HSE International Center for the Study of Institutions and Development (ICSID) and NES Center for the Study of Diversity and Social Interactions held another session of their joint  Research Seminar on Diversity and Development.

Melanie Meng Xue, postdoctoral fellow at the Department of Economics and Center for Economic History at Northwestern University, presented her paper "Autocratic Rule and Social Capital: Evidence from Imperial China".

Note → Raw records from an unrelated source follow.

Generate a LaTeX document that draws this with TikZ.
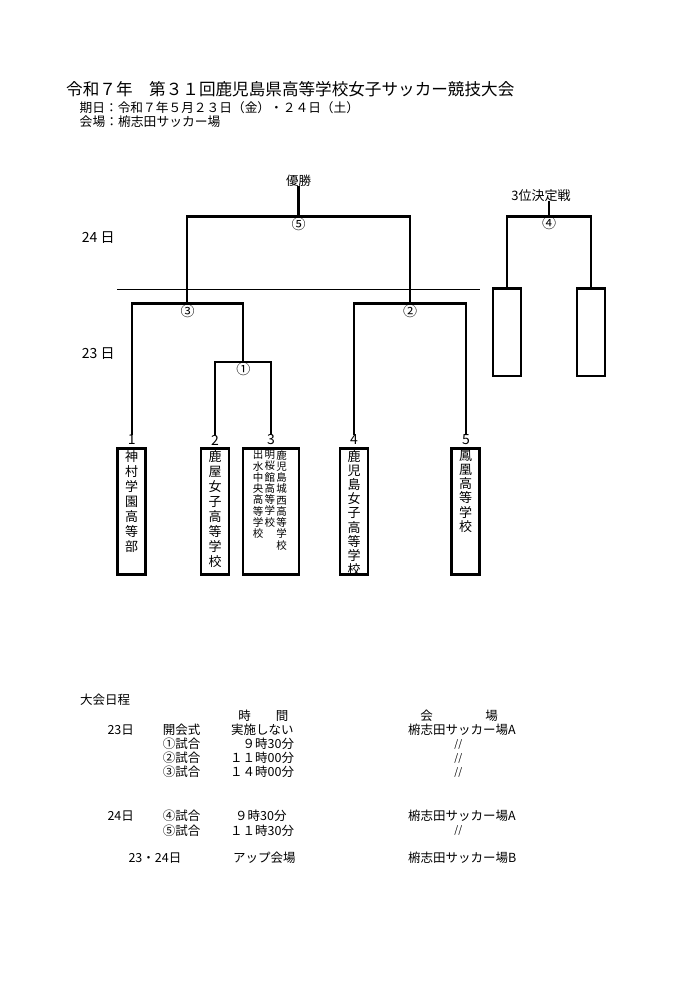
\documentclass[tikz,border=0pt]{standalone}
\usepackage{fontspec}
\setmainfont{Noto Sans CJK JP}
\begin{document}
\begin{tikzpicture}[x=1pt,y=-1pt,
  bracket/.style={line width=2.2pt,line cap=rect,line join=miter},
  teambox/.style={draw,line width=2.2pt,minimum width=28pt,minimum height=126pt,inner sep=0pt},
  wideteambox/.style={teambox,minimum width=55.7pt},
  thirdbox/.style={draw,line width=2.2pt,minimum width=28pt,minimum height=87.5pt,inner sep=0pt},
  vtext/.style={anchor=north,align=center,inner sep=0pt,font=\fontsize{13}{15}\selectfont},
  vsmall/.style={anchor=north,align=center,inner sep=0pt,font=\fontsize{10.5}{11.25}\selectfont},
  num/.style={inner sep=1pt,font=\fontsize{14}{16}\selectfont},
  mlabel/.style={inner sep=0pt,font=\fontsize{14}{16}\selectfont},
  lbl/.style={inner sep=0pt,font=\fontsize{12.5}{15}\selectfont},
  daylbl/.style={anchor=west,inner sep=0pt,font=\fontsize{14}{16}\selectfont},
  sched/.style={inner sep=0pt,font=\fontsize{12.5}{14}\selectfont},
  ditto/.style={inner sep=0pt,font=\fontsize{10}{12}\selectfont\itshape}
]
\fill[white] (0,0) rectangle (691,989);
\useasboundingbox (0,0) rectangle (691,989);

% Title block
\node[anchor=west,inner sep=0pt,font=\fontsize{16.6}{20}\selectfont] (title) at (66,89.5) {令和７年　第３１回鹿児島県高等学校女子サッカー競技大会};
\node[anchor=west,inner sep=0pt,font=\fontsize{12.7}{15}\selectfont] (date) at (79.5,108) {期日：令和７年５月２３日（金）・２４日（土）};
\node[anchor=west,inner sep=0pt,font=\fontsize{12.8}{15}\selectfont] (venue) at (79.5,121.7) {会場：椨志田サッカー場};

% Day labels and divider
\node[daylbl] (d24) at (81.7,238) {24 日};
\node[daylbl] (d23) at (81.7,354) {23 日};
\coordinate (dv1) at (117,289.5);
\coordinate (dv2) at (480,289.5);
\draw[line width=0.9pt] (dv1) -- (dv2);

% Team boxes
\node[teambox] (b1) at (131.5,511.5) {};
\node[teambox] (b2) at (215,511.5) {};
\node[wideteambox] (b3) at (271.15,511.5) {};
\node[teambox] (b4) at (354,511.5) {};
\node[teambox] (b5) at (465.5,511.5) {};

\node[vtext] (t1) at ([yshift=-2.5pt]b1.north) {神\\村\\学\\園\\高\\等\\部};
\node[vtext] (t2) at ([yshift=-2.5pt]b2.north) {鹿\\屋\\女\\子\\高\\等\\学\\校};
\node[vsmall] (t3a) at (258,450) {出\\水\\中\\央\\高\\等\\学\\校};
\node[vsmall] (t3b) at (269.8,450) {明\\桜\\館\\高\\等\\学\\校};
\node[vsmall] (t3c) at (281.7,450) {鹿\\児\\島\\城\\西\\高\\等\\学\\校};
\node[vtext,font=\fontsize{13}{14.2}\selectfont] (t4) at ([yshift=-2.5pt]b4.north) {鹿\\児\\島\\女\\子\\高\\等\\学\\校};
\node[vtext,font=\fontsize{13}{14.2}\selectfont] (t5) at ([yshift=-2.5pt]b5.north) {鳳\\凰\\高\\等\\学\\校};

% Seed numbers
\node[num] (n1) at (131.7,440) {1};
\node[num] (n2) at (215,440) {2};
\node[num] (n3) at (271,440) {3};
\node[num] (n4) at (354,440) {4};
\node[num] (n5) at (466,440) {5};

% Match points
\coordinate (m3) at (187.2,303.5);
\coordinate (m1) at (243.3,362);
\coordinate (m2) at (410,303.5);
\coordinate (m5) at (298.5,216.5);
\coordinate (m4) at (549,216.5);

% Main bracket
\node[lbl] (win) at (298.5,181) {優勝};
\draw[bracket] (n1.north) |- (m3) -| (m1);
\draw[bracket] (n2.north) |- (m1) -| (n3.north);
\draw[bracket] (n4.north) |- (m2) -| (n5.north);
\draw[bracket] (m3) |- (m5) -| (m2);
\draw[bracket] (win.south) -- (m5);

\node[mlabel] (c5) at (298.5,224) {⑤};
\node[mlabel] (c3) at (187.5,311) {③};
\node[mlabel] (c1) at (243.3,369) {①};
\node[mlabel] (c2) at (410,311) {②};

% Third place
\node[lbl,font=\fontsize{13}{15}\selectfont] (third) at (541,195.5) {3位決定戦};
\node[thirdbox] (b6) at (507,332.25) {};
\node[thirdbox] (b7) at (591,332.25) {};
\draw[bracket] (b6.north) |- (m4) -| (b7.north);
\draw[bracket] (third.south -| m4) -- (m4);
\node[mlabel] (c4) at (549,223.5) {④};

% Schedule
\node[sched,anchor=west] (sh) at (80,700) {大会日程};
\node[sched] (hj) at (263.3,716) {時　　間};
\node[sched] (hk) at (426.7,716) {会};
\node[sched] (hb) at (491.7,716) {場};

\node[sched,anchor=west] (s23) at (107.3,730) {23日};
\node[sched,anchor=west] (e0) at (162.7,730) {開会式};
\node[sched,anchor=west] (e1) at (162.7,744) {①試合};
\node[sched,anchor=west] (e2) at (162.7,758) {②試合};
\node[sched,anchor=west] (e3) at (162.7,772) {③試合};
\node[sched,anchor=west] (x0) at (231,730) {実施しない};
\node[sched,anchor=east] (x1) at (294.3,744) {９時30分};
\node[sched,anchor=east] (x2) at (294.3,758) {１１時00分};
\node[sched,anchor=east] (x3) at (294.3,772) {１４時00分};
\node[sched,anchor=west] (v0) at (408,730) {椨志田サッカー場A};
\node[ditto] (v1) at (458.3,744) {//};
\node[ditto] (v2) at (458.3,758) {//};
\node[ditto] (v3) at (458.3,772) {//};

\node[sched,anchor=west] (s24) at (107.3,816) {24日};
\node[sched,anchor=west] (e4) at (162.7,816) {④試合};
\node[sched,anchor=west] (e5) at (162.7,830.5) {⑤試合};
\node[sched,anchor=east] (x4) at (286.7,816) {９時30分};
\node[sched,anchor=east] (x5) at (294.3,830.5) {１１時30分};
\node[sched,anchor=west] (v4) at (408,816) {椨志田サッカー場A};
\node[ditto] (v5) at (458.3,830.5) {//};

\node[sched,anchor=west] (s2324) at (128.3,858) {23・24日};
\node[sched,anchor=west] (up) at (233,858) {アップ会場};
\node[sched,anchor=west] (v6) at (408,858) {椨志田サッカー場B};
\end{tikzpicture}
\end{document}
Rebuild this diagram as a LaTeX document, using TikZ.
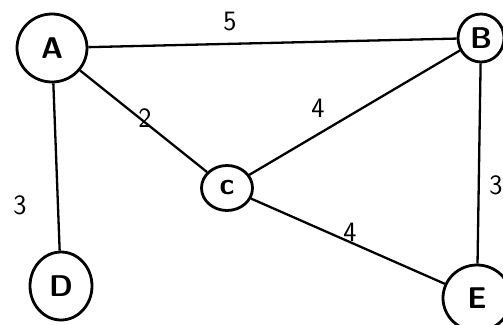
\documentclass[tikz,border=0pt]{standalone}
\usetikzlibrary{shapes.geometric}
\begin{document}
\begin{tikzpicture}[x=1pt,y=-1pt,
  vtx/.style={draw,ellipse,line width=2.8pt,inner sep=0pt,font=\sffamily\bfseries\fontsize{30}{34}\selectfont},
  edge/.style={line width=2.3pt},
  wlab/.style={font=\sffamily\fontsize{28}{32}\selectfont}]
\useasboundingbox (0,0) rectangle (503,324);
\clip (0,0) rectangle (503,324);
\node[vtx,minimum width=70pt,minimum height=68pt] (A) at (52,48) {A};
\node[vtx,minimum width=46pt,minimum height=48pt] (B) at (481,38) {B};
\node[vtx,minimum width=51pt,minimum height=45pt] (C) at (227,188) {c};
\node[vtx,minimum width=62pt,minimum height=68pt] (D) at (61,286) {D};
\node[vtx,minimum width=68pt,minimum height=66pt] (E) at (477,298) {E};
\draw[edge] (A) -- (B);
\draw[edge] (A) -- (C);
\draw[edge] (A) -- (D);
\draw[edge] (B) -- (C);
\draw[edge] (B) -- (E);
\draw[edge] (C) -- (E);
\node[wlab] (l5) at (230,22) {5};
\node[wlab] (l2) at (145,118) {2};
\node[wlab] (l4a) at (318,108) {4};
\node[wlab] (l3a) at (20,205) {3};
\node[wlab] (l4b) at (350,232) {4};
\node[wlab] (l3b) at (496,185) {3};
\end{tikzpicture}
\end{document}
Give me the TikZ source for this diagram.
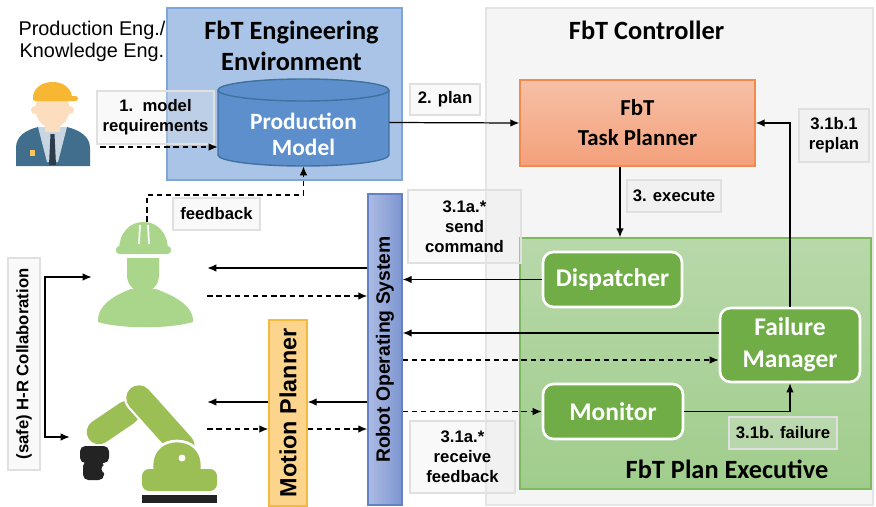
\documentclass[tikz,border=0pt]{standalone}
\usepackage{fontspec}
\setmainfont{Liberation Sans}
\newfontfamily\calibri{Carlito}
\usepackage{graphicx}
\usepackage{xcolor}
\usetikzlibrary{arrows.meta,positioning,calc}

\definecolor{ctrlgray}{RGB}{245,245,245}
\definecolor{envblue}{RGB}{169,196,230}
\definecolor{envline}{RGB}{125,165,215}
\definecolor{cylblue}{RGB}{93,143,204}
\definecolor{cylline}{RGB}{65,113,160}
\definecolor{planlight}{RGB}{246,192,166}
\definecolor{plandark}{RGB}{244,160,122}
\definecolor{planline}{RGB}{240,140,80}
\definecolor{execlight}{RGB}{184,216,170}
\definecolor{execdark}{RGB}{160,205,140}
\definecolor{execline}{RGB}{125,185,95}
\definecolor{compgreen}{RGB}{112,173,71}
\definecolor{roslight}{RGB}{172,187,228}
\definecolor{rosdark}{RGB}{125,150,208}
\definecolor{rosline}{RGB}{100,130,195}
\definecolor{mpfill}{RGB}{252,212,140}
\definecolor{mpline}{RGB}{245,185,60}
\definecolor{hatorange}{RGB}{247,183,51}
\definecolor{skin}{RGB}{252,222,190}
\definecolor{jacket}{RGB}{64,110,140}
\definecolor{shirt}{RGB}{200,214,226}
\definecolor{tiedark}{RGB}{45,60,75}
\definecolor{workergreen}{RGB}{169,214,138}
\definecolor{robotgreen}{RGB}{155,190,85}
\definecolor{robotdark}{RGB}{35,35,35}

\tikzset{
  panel/.style={draw, line width=0.8pt, inner sep=0pt},
  ctrlpanel/.style={panel, draw=black!10, fill=ctrlgray},
  envpanel/.style={panel, draw=envline, fill=envblue},
  execpanel/.style={panel, draw=execline, top color=execlight, bottom color=execdark},
  title/.style={align=center, font=\calibri\bfseries\fontsize{15}{17.6}\selectfont},
  planner/.style={draw=planline, line width=0.8pt, top color=planlight, bottom color=plandark,
    align=center, font=\calibri\bfseries\fontsize{13}{17}\selectfont},
  comp/.style={draw=white, line width=1.5pt, fill=compgreen, rounded corners=6pt,
    text=white, align=center, font=\calibri\bfseries\fontsize{14.5}{18}\selectfont},
  bar/.style={line width=0.8pt, inner sep=0pt, font=\bfseries},
  tag/.style={draw=black!12, line width=0.8pt, fill=black!8, fill opacity=0.3, text opacity=1,
    align=center, inner sep=2pt, font=\fontsize{9.5}{11.3}\selectfont\bfseries},
  iconbox/.style={inner sep=0pt},
  arr/.style={-{Latex[length=1.8mm,width=1.5mm]}, line width=0.7pt},
  darr/.style={arr, dash pattern=on 3pt off 2.2pt},
  dbl/.style={{Latex[length=1.8mm,width=1.5mm]}-{Latex[length=1.8mm,width=1.5mm]}, line width=0.7pt}
}

\begin{document}
\begin{tikzpicture}[x=0.02cm, y=-0.02cm]
\useasboundingbox (0,0) rectangle (876,507);

% background panels
\node[ctrlpanel, minimum width=7.74cm, minimum height=9.94cm] (ctrl) at (679.5,256.5) {};
\node[envpanel, minimum width=4.7cm, minimum height=3.44cm] (env) at (284.5,94) {};
\node[execpanel, minimum width=7.02cm, minimum height=5.02cm] (pexec) at (695.5,363.5) {};

\node[title] (envtitle) at (291.5,46) {FbT Engineering\\Environment};
\node[title] (ctrltitle) at (646.5,30) {FbT Controller};
\node[title] (pexectitle) at (727,469) {FbT Plan Executive};

% production model (cylinder)
\fill[cylblue] (218,90) -- (218,155) arc[start angle=180, end angle=360, x radius=1.71cm, y radius=0.22cm]
  -- (389,90) arc[start angle=0, end angle=180, x radius=1.71cm, y radius=0.22cm] -- cycle;
\draw[cylline, line width=0.8pt] (218,90) -- (218,155) arc[start angle=180, end angle=360, x radius=1.71cm, y radius=0.22cm] -- (389,90);
\draw[cylline, line width=0.8pt, fill=cylblue] (303.5,90) ellipse [x radius=1.71cm, y radius=0.22cm];
\node[iconbox, minimum width=3.42cm, minimum height=1.74cm] (model) at (303.5,122.5) {};
\node[text=white, align=center, font=\calibri\bfseries\fontsize{13.3}{14.7}\selectfont]
  (modeltxt) at ([yshift=-0.23cm]model.center) {Production\\Model};

% controller blocks
\node[planner, minimum width=4.7cm, minimum height=1.72cm] (planner) at (637.5,123) {FbT\\Task Planner};
\node[comp, minimum width=2.78cm, minimum height=1.1cm] (disp) at (612.5,279.5) {Dispatcher};
\node[comp, minimum width=2.8cm, minimum height=1.48cm] (fail) at (790,345) {Failure\\Manager};
\node[comp, minimum width=2.8cm, minimum height=1.1cm] (mon) at (613,411.5) {Monitor};

% middleware bars
\node[bar, draw=rosline, left color=roslight, right color=rosdark, minimum width=0.68cm, minimum height=6.22cm,
  font=\fontsize{11}{13}\selectfont\bfseries] (ros) at (385,349.5) {\rotatebox{90}{Robot Operating System}};
\node[bar, draw=mpline, fill=mpfill, minimum width=0.76cm, minimum height=3.72cm,
  font=\fontsize{13.3}{15}\selectfont\bfseries] (mp) at (288,413) {\rotatebox{90}{Motion Planner}};

% people and robot
\node[align=center, font=\fontsize{11.3}{12.5}\selectfont] (roles) at (92,41) {Production Eng./\\Knowledge Eng.};
\node[iconbox, minimum width=1.7cm, minimum height=1.8cm] (engineer) at (57.5,121.5) {};
\node[iconbox, minimum width=2.3cm, minimum height=2.1cm] (worker) at (149.5,274.5) {};
\node[iconbox, minimum width=2.74cm, minimum height=2.5cm] (robot) at (138.5,442.5) {};

% engineer
\fill[jacket] (16,166) -- (16,148) .. controls (16,136) and (26,130) .. (38,127) -- (67,127)
  .. controls (79,130) and (90,136) .. (90,148) -- (90,166) -- cycle;
\fill[shirt] (38,127) -- (67,127) -- (58,162) -- (47,162) -- cycle;
\fill[skin] (45,118) rectangle (60,132);
\fill[skin] (35,110) circle [radius=0.08cm];
\fill[skin] (70,110) circle [radius=0.08cm];
\fill[skin] (52.5,109) ellipse [x radius=0.34cm, y radius=0.38cm];
\fill[tiedark] (50.5,134) -- (54.5,134) -- (56,165) -- (49,165) -- cycle;
\fill[hatorange] (33,100) .. controls (31,76) and (74,76) .. (72,100) -- cycle;
\fill[hatorange, rounded corners=1pt] (33,96) rectangle (78,101);
\fill[hatorange!80!white] (30,150) rectangle (35,156);

% worker
\fill[workergreen] (119,251) .. controls (119,232) and (130,222) .. (143.5,222)
  .. controls (157,222) and (168,232) .. (168,251) -- cycle;
\fill[workergreen, rounded corners=2pt] (116,246) rectangle (171,254);
\draw[white, line width=1pt] (140,225) -- (139,244) (148,225) -- (149,244);
\fill[workergreen] (127,258) -- (159,258) -- (159,275) .. controls (159,285) and (152,292) .. (143,292)
  .. controls (134,292) and (127,285) .. (127,275) -- cycle;
\fill[workergreen] (98,322) .. controls (97,305) and (115,295) .. (131,289) -- (156,289)
  .. controls (172,295) and (194,305) .. (193,322) .. controls (170,329) and (120,329) .. (98,322) -- cycle;

% robot arm
\draw[robotgreen, line width=14pt, line cap=round] (127,413) -- (99,432);
\draw[white, line width=17pt, line cap=round] (139,398) -- (182,446);
\draw[robotgreen, line width=14.5pt, line cap=round] (139,398) -- (182,446);
\filldraw[fill=robotgreen, draw=white, line width=1.5pt] (152,472) -- (152,465)
  .. controls (152,450) and (163,441) .. (177,441) .. controls (191,441) and (202,450) .. (202,465)
  -- (202,472) -- cycle;
\fill[robotgreen, rounded corners=4pt] (142,491) -- (142,469) -- (217,469) -- (217,491) -- cycle;
\fill[white] (182,458) circle [radius=0.07cm];
\fill[robotdark] (142,495) rectangle (217,503);
\fill[robotdark, rounded corners=3pt] (80,446) rectangle (109,463);
\fill[robotdark, rounded corners=3pt] (83,461) rectangle (104,480);
\fill[white] (106,469) circle [radius=0.09cm];
\fill[white] (79,465) circle [radius=0.06cm];

% step labels
\node[tag, minimum width=2.34cm, minimum height=1.06cm] (reqlbl) at (155.5,117.5) {1.\ \ model\\requirements};
\node[tag, minimum width=1.4cm, minimum height=0.62cm] (planlbl) at (445,99.5) {2. plan};
\node[tag, minimum width=1.88cm, minimum height=0.64cm] (execlbl) at (674,196) {3. execute};
\node[tag, minimum width=1.4cm, minimum height=1.06cm] (replanlbl) at (834,135.5) {3.1b.1\\replan};
\node[tag, minimum width=1.74cm, minimum height=0.64cm] (fblbl) at (216.5,214) {feedback};
\node[tag, minimum width=2.26cm, minimum height=1.46cm] (sendlbl) at (464.5,226.5) {3.1a.*\\send\\command};
\node[tag, minimum width=2.1cm, minimum height=1.44cm] (recvlbl) at (462.5,457) {3.1a.*\\receive\\feedback};
\node[tag, minimum width=2.16cm, minimum height=0.64cm] (faillbl) at (783,433) {3.1b. failure};
\node[tag, minimum width=0.64cm, minimum height=4.24cm] (hrlbl) at (24,364) {\rotatebox{90}{(safe) H-R Collaboration}};

% rows used by the connectors
\coordinate (yreq) at (0,147);
\coordinate (yfb) at (0,195);
\coordinate (yw1) at (0,268);
\coordinate (yw2) at (0,296);
\coordinate (yr1) at (0,402);
\coordinate (yr2) at (0,429);
\coordinate (yhr1) at (0,277);
\coordinate (yhr2) at (0,437);
\coordinate (xhr) at (45,0);

% connectors
\draw[darr] (engineer.east |- yreq) -- (model.west |- yreq);
\draw[arr] (model.east) -- (planner.west);
\draw[arr] ([xshift=-0.35cm]planner.south) -- ([xshift=-0.35cm]planner.south |- pexec.north);
\draw[arr] (fail.north) |- (planner.east);
\draw[arr] (mon.east) -| (fail.south);
\draw[arr] (disp.west) -- (disp.west -| ros.east);
\draw[arr] ([yshift=0.24cm]fail.west) -- ([yshift=0.24cm]fail.west -| ros.east);
\draw[darr] ([yshift=-0.3cm]fail.west -| ros.east) -- ([yshift=-0.3cm]fail.west);
\draw[darr] (mon.west -| ros.east) -- (mon.west);

\draw[arr] (ros.west |- yw1) -- (worker.east |- yw1);
\draw[darr] (worker.east |- yw2) -- (ros.west |- yw2);
\draw[arr] (ros.west |- yr1) -- (mp.east |- yr1);
\draw[arr] (mp.west |- yr1) -- (robot.east |- yr1);
\draw[darr] (robot.east |- yr2) -- (mp.west |- yr2);
\draw[darr] (mp.east |- yr2) -- (ros.west |- yr2);

\draw[darr] ([xshift=-0.05cm]worker.north) -- ([xshift=-0.05cm]worker.north |- yfb) -| (model.south);
\draw[dbl] (worker.west |- yhr1) -| (xhr |- yhr2) -- (robot.west |- yhr2);
\end{tikzpicture}
\end{document}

Abstract: This paper explores the impact of autocratic rule on social capital – defined as the beliefs, attitudes, norms and perceptions that support cooperation. Political repression is a distinguishing characteristic of autocratic regimes. Between 1660-1788, individuals in imperial China were persecuted if they were suspected of holding subversive attitudes towards the state. A difference-in-differences approach suggests that in an average prefecture, exposure to those literary inquisitions led to a decline of 38% in local charities – a key proxy of social capital.  Consistent with the historical panel results, we find that in affected prefectures, individuals have lower levels of generalized trust in modern China. Taking advantage of institutional variation in 20th c. China, and two instrumental variables, we provide further evidence that political repression permanently reduced social capital. Furthermore, we find that individuals in prefectures with a legacy of literary inquisitions are more politically apathetic. These results indicate a potential vicious cycle in which autocratic rule becomes self-reinforcing through causing a permanent decline in social capital.

 As usual, the event was held jointly with the seminar “Political Economy”.